Given problem: Repeat, exactly as written, every line from the one holding "Write the TikZ code for this diagram." through the one holding "(c) at (540,476)". Leave out all other lines.

Records supplied:
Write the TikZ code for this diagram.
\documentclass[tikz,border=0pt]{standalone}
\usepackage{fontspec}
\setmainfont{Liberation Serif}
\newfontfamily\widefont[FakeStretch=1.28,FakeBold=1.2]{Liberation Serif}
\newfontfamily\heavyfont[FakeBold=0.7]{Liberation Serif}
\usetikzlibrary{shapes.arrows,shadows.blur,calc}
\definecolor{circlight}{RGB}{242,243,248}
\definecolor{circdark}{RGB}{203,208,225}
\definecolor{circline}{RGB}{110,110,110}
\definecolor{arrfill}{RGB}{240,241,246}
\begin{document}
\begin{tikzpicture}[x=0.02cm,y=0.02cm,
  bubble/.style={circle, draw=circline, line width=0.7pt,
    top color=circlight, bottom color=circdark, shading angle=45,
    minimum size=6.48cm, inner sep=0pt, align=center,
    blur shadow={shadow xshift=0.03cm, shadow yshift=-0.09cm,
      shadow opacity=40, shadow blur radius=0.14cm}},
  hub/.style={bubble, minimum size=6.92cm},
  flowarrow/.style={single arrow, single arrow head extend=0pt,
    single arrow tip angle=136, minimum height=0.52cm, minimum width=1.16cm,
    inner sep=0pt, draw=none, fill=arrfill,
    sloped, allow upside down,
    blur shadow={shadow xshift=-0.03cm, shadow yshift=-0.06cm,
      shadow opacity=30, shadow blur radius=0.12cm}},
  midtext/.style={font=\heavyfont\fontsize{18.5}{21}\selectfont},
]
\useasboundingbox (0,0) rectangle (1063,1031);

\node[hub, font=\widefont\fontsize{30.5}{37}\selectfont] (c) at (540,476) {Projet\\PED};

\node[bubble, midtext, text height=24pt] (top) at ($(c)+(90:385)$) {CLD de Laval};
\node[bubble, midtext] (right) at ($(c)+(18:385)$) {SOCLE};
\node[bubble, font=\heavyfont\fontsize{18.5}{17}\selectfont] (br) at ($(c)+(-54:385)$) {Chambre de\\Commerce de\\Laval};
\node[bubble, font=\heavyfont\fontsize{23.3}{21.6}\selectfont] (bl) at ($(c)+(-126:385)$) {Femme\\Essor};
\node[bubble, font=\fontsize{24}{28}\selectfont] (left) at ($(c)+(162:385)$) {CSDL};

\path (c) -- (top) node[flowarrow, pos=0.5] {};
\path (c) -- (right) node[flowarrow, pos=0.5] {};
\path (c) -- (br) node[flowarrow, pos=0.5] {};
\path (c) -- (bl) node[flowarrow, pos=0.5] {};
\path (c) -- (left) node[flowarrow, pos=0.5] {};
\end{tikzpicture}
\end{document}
==
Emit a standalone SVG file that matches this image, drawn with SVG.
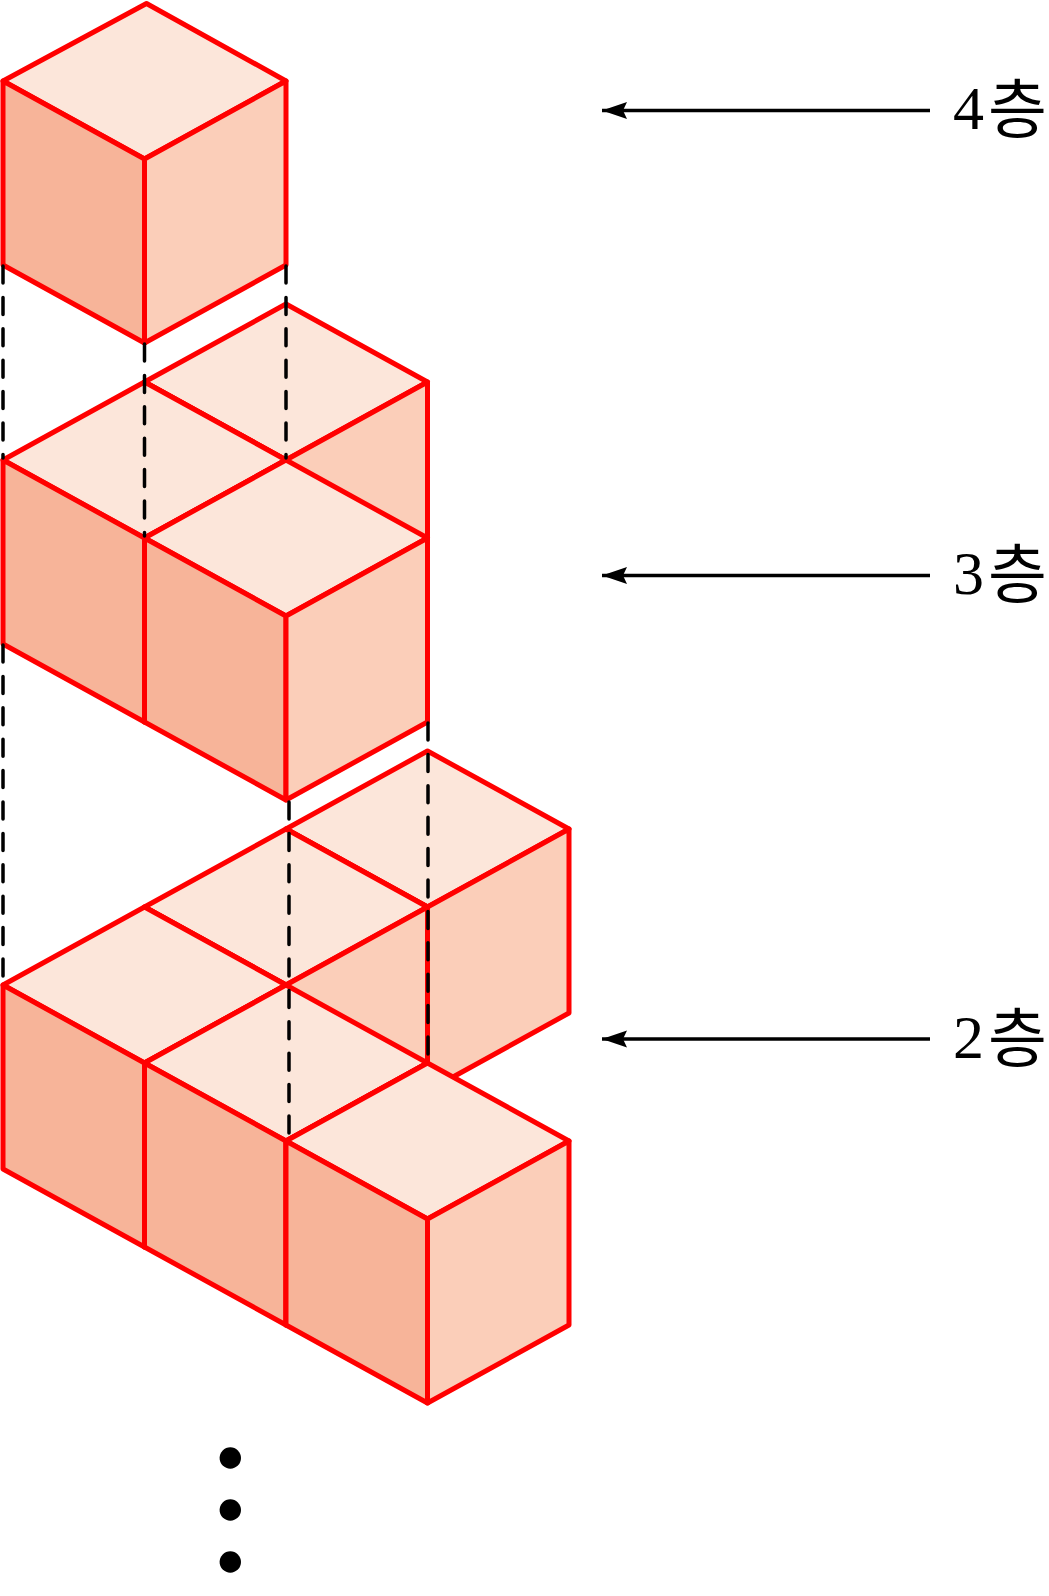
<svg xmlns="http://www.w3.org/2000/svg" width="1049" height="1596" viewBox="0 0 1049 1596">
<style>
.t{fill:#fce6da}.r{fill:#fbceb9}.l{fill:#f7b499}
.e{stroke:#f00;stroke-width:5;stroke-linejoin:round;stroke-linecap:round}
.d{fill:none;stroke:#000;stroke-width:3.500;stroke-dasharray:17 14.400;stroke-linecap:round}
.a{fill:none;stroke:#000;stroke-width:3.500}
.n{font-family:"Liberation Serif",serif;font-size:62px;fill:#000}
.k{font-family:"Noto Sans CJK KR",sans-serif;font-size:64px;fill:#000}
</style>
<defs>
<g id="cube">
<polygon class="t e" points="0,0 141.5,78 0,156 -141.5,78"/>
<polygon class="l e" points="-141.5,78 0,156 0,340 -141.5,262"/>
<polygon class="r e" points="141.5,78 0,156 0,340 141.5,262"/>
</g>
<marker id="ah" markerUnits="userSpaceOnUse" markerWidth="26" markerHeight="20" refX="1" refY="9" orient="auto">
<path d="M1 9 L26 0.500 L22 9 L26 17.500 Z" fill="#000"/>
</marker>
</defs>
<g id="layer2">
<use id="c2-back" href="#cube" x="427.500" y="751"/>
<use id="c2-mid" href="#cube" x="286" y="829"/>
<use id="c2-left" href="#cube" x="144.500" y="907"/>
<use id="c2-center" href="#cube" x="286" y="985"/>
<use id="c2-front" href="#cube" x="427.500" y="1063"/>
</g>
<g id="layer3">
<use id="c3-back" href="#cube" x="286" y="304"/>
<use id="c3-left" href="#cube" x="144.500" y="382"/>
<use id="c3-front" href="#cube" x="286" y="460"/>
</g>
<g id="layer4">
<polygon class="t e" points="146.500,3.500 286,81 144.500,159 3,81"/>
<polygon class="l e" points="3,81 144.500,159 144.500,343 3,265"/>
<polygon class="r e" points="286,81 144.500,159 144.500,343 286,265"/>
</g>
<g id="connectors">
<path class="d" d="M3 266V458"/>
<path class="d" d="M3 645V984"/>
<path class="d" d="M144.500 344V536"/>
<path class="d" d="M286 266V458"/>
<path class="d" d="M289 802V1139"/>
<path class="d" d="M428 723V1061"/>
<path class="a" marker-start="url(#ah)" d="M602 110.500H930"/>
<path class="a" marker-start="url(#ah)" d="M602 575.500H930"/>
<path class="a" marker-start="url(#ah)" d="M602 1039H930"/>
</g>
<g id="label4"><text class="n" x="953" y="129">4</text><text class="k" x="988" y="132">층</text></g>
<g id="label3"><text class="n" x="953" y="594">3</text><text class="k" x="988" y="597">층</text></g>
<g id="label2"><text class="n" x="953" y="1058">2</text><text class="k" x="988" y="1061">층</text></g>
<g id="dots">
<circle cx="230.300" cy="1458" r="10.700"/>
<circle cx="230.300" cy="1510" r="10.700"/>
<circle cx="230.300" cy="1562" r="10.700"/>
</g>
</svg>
...
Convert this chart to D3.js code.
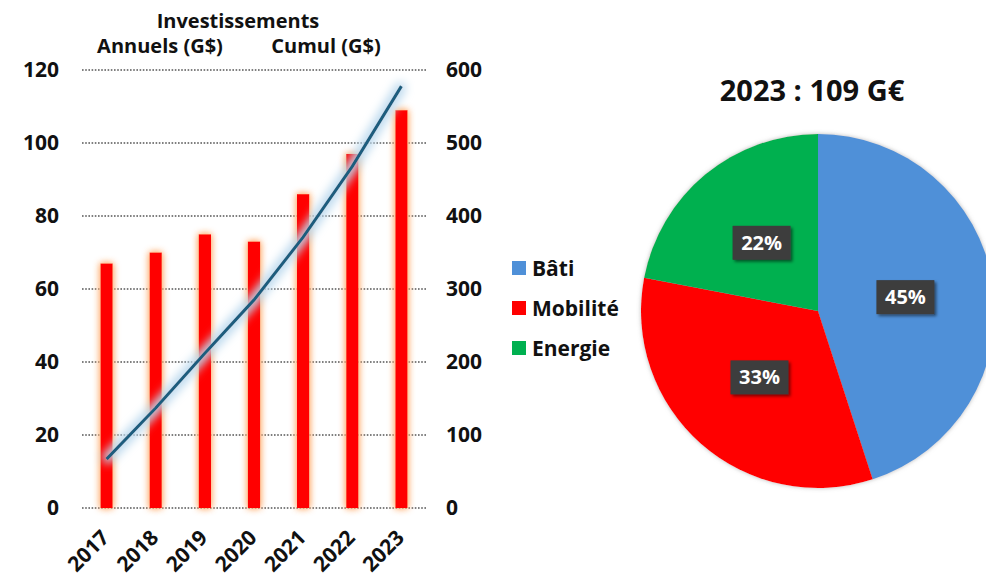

Task answer:
Write the TikZ code for this diagram.
\documentclass[tikz,border=0pt]{standalone}
\usepackage{fontspec}
\setmainfont{Liberation Serif}
\newfontfamily\widefont[FakeStretch=1.28,FakeBold=1.2]{Liberation Serif}
\newfontfamily\heavyfont[FakeBold=0.7]{Liberation Serif}
\usetikzlibrary{shapes.arrows,shadows.blur,calc}
\definecolor{circlight}{RGB}{242,243,248}
\definecolor{circdark}{RGB}{203,208,225}
\definecolor{circline}{RGB}{110,110,110}
\definecolor{arrfill}{RGB}{240,241,246}
\begin{document}
\begin{tikzpicture}[x=0.02cm,y=0.02cm,
  bubble/.style={circle, draw=circline, line width=0.7pt,
    top color=circlight, bottom color=circdark, shading angle=45,
    minimum size=6.48cm, inner sep=0pt, align=center,
    blur shadow={shadow xshift=0.03cm, shadow yshift=-0.09cm,
      shadow opacity=40, shadow blur radius=0.14cm}},
  hub/.style={bubble, minimum size=6.92cm},
  flowarrow/.style={single arrow, single arrow head extend=0pt,
    single arrow tip angle=136, minimum height=0.52cm, minimum width=1.16cm,
    inner sep=0pt, draw=none, fill=arrfill,
    sloped, allow upside down,
    blur shadow={shadow xshift=-0.03cm, shadow yshift=-0.06cm,
      shadow opacity=30, shadow blur radius=0.12cm}},
  midtext/.style={font=\heavyfont\fontsize{18.5}{21}\selectfont},
]
\useasboundingbox (0,0) rectangle (1063,1031);

\node[hub, font=\widefont\fontsize{30.5}{37}\selectfont] (c) at (540,476) {Projet\\PED};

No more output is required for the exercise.